Even Shapiro’s use of “banned” is a gross oversimplification. The six books were discontinued specifically by Dr. Seuss Enterprises, a business that handles the marketing and publications of Seuss’ work after his death. Seuss’ own family members founded the enterprise.

If the conservative establishment values the importance of private business and the rights of businesses to choose their content without hindrance, the exercise of those rights by Dr. Seuss Enterprises should be embraced. This is exactly how content creation should interact with a free market, small government society.

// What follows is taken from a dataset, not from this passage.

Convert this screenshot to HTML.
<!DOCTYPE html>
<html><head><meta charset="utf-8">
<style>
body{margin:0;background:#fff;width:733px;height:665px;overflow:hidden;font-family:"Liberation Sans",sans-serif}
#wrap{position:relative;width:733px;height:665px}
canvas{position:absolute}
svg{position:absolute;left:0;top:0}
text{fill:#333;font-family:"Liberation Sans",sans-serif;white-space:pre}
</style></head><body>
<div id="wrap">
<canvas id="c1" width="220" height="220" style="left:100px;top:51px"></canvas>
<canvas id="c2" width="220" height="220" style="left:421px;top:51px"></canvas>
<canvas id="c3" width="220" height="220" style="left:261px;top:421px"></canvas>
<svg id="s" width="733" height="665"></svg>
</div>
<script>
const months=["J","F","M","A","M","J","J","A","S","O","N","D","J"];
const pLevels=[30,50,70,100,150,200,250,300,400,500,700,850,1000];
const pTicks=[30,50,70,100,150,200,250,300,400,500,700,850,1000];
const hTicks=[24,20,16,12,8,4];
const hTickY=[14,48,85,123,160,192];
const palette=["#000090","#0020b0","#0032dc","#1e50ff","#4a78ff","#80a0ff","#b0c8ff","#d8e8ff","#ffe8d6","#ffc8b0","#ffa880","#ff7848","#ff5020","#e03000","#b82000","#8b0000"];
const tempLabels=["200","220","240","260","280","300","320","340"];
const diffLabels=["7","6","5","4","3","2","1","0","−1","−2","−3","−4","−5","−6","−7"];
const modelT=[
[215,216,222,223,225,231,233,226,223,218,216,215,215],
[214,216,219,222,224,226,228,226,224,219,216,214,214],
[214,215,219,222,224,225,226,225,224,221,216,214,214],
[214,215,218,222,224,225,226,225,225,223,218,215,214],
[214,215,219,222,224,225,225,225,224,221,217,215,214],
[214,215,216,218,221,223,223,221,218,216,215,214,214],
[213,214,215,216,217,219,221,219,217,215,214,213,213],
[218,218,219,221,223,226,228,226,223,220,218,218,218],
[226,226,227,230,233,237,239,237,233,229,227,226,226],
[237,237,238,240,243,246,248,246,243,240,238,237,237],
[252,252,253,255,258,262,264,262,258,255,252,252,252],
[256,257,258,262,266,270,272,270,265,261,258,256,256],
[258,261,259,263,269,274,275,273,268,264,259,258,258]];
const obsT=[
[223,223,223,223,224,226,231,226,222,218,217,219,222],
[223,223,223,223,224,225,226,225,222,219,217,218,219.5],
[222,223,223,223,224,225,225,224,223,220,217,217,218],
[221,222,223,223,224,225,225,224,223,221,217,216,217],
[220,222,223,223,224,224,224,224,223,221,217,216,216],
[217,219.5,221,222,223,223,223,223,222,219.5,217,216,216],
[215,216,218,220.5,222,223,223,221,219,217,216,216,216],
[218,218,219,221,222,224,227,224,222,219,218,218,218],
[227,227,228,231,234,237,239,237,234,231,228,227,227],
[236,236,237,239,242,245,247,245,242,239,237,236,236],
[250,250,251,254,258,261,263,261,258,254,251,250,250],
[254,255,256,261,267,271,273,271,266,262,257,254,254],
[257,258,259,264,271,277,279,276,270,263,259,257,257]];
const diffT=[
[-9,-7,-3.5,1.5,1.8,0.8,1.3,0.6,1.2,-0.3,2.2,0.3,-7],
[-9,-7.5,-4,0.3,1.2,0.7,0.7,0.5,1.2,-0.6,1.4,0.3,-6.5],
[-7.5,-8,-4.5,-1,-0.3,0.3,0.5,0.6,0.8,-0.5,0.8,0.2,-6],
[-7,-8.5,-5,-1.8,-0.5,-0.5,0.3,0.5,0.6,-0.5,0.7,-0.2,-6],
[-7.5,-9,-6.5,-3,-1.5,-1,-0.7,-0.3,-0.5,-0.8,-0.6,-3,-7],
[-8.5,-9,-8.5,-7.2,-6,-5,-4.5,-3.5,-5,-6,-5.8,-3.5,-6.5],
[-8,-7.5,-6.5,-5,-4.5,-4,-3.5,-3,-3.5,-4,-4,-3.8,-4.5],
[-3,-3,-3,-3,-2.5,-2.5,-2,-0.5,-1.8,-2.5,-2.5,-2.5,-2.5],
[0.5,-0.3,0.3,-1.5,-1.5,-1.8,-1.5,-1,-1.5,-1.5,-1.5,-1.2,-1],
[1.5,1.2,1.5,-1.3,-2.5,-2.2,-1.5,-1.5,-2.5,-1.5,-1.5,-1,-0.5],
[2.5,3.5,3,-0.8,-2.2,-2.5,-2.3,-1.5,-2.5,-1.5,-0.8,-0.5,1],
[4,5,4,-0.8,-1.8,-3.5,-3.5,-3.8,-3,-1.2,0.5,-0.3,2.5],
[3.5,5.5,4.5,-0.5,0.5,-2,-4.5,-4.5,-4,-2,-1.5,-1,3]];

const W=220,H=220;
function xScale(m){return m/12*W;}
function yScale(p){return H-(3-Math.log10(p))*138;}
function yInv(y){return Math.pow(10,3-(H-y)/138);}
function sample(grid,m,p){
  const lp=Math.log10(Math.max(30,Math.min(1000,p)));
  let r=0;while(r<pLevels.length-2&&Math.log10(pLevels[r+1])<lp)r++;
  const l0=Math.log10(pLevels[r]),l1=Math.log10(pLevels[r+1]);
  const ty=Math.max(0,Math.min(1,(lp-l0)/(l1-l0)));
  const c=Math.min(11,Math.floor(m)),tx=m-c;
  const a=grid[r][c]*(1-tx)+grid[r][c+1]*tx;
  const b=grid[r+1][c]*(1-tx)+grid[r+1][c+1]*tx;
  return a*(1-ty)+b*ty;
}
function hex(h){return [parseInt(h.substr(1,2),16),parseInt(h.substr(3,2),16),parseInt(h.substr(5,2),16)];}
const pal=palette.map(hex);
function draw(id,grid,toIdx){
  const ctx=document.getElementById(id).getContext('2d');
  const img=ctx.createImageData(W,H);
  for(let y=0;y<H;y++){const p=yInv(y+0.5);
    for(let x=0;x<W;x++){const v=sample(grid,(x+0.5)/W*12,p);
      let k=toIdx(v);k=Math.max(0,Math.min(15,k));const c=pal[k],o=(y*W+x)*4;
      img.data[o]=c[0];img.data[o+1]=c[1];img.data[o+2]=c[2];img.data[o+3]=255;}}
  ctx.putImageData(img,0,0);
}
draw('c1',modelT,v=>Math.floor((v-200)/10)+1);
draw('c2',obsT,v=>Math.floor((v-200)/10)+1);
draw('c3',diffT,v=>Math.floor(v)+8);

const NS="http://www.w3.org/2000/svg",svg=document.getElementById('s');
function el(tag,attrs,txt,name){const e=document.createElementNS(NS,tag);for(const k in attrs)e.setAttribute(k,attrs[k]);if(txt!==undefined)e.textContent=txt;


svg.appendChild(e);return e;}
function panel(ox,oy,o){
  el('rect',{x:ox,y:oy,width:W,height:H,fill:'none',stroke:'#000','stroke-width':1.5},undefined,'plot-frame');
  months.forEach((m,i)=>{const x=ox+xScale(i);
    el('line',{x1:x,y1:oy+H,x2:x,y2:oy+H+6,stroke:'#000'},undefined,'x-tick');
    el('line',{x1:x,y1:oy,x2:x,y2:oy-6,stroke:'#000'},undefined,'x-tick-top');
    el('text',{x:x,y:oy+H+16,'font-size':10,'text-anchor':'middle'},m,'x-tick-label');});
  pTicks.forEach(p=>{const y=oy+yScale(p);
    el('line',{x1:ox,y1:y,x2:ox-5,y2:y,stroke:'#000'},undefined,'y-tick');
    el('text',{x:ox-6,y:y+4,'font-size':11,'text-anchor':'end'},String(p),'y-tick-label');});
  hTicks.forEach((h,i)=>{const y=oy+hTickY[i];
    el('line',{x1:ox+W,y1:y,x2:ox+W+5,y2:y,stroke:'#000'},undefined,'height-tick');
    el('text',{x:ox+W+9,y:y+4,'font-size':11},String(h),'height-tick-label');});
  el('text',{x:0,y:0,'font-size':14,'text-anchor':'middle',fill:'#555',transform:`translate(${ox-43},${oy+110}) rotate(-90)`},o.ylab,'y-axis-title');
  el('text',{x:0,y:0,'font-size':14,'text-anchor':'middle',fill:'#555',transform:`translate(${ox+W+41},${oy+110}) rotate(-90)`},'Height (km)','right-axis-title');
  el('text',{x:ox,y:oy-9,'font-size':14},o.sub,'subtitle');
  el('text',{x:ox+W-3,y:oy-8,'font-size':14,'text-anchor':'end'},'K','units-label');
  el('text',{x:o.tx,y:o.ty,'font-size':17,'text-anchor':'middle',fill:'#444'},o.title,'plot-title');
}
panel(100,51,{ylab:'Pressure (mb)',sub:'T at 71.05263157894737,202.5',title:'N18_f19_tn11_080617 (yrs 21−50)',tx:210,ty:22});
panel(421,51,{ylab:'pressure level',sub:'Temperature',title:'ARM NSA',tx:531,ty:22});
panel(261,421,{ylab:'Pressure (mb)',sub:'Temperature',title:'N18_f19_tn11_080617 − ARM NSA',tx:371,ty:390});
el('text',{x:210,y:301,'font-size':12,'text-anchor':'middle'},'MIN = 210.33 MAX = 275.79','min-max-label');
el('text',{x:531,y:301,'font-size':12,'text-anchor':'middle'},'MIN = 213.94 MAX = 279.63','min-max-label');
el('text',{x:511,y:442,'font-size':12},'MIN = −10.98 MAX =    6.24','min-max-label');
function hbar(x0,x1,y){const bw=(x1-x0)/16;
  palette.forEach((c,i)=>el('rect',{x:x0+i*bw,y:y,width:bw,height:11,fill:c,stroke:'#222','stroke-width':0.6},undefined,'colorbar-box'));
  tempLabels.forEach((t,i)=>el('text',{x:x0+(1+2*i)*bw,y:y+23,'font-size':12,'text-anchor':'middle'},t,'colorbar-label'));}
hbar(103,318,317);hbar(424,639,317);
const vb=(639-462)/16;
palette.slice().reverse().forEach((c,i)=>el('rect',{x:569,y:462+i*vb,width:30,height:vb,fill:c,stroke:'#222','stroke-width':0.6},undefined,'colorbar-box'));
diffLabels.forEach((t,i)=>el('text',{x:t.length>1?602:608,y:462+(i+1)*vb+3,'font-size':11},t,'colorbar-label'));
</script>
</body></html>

If the issue is not with the action itself, it must be in motives — the racial themes. But why would conservatives make themselves the proponents of racially-charged caricatures and stereotypes? It is not because “they are stupid.” It isn’t even because “they want to be racist.” We can’t even agree on what racism is anymore. But conservatives are trying their best to directly oppose liberals who perpetuate “anti-racism.”

And there we have it — the anti’s of anti-racism. Conservatives oppose the discontinuation of Seuss’ six books because they are too prideful to align themselves with liberals. They cannot swallow their sense of superiority enough to take the perfectly logical stance that a private institution can choose to stop the spread of blatantly racist caricatures.

I understand that there are some aspects of “cancel culture” and “woke culture” that take things too far. I don’t think we should dismantle history because it is problematic. I don’t think information should be censored or books burned.

But we can’t make mountains out of molehills here. When we look at the facts of these “cancel culture” situations, they do little harm to the overall institutions they represent. Isn’t it worth the damage for Black children to read books without caricatures of them in it? Is there any great cultural death in a lesbian Potato Head couple?

All in all, I end up with more questions than answers because I am baffled. I don’t know what drives such passionate, stubborn anger. I don’t know what has driven my neighbors, friends and family to defend such starkly meaningless acts with patriotic pride.

What exactly will true-blooded Americans do to remain superior? What actions will they take to gatekeep logical ideas for the sake of proving their stubborn will over their peers?

They will argue for it. They will fight for it.

They will lose their dignity for it.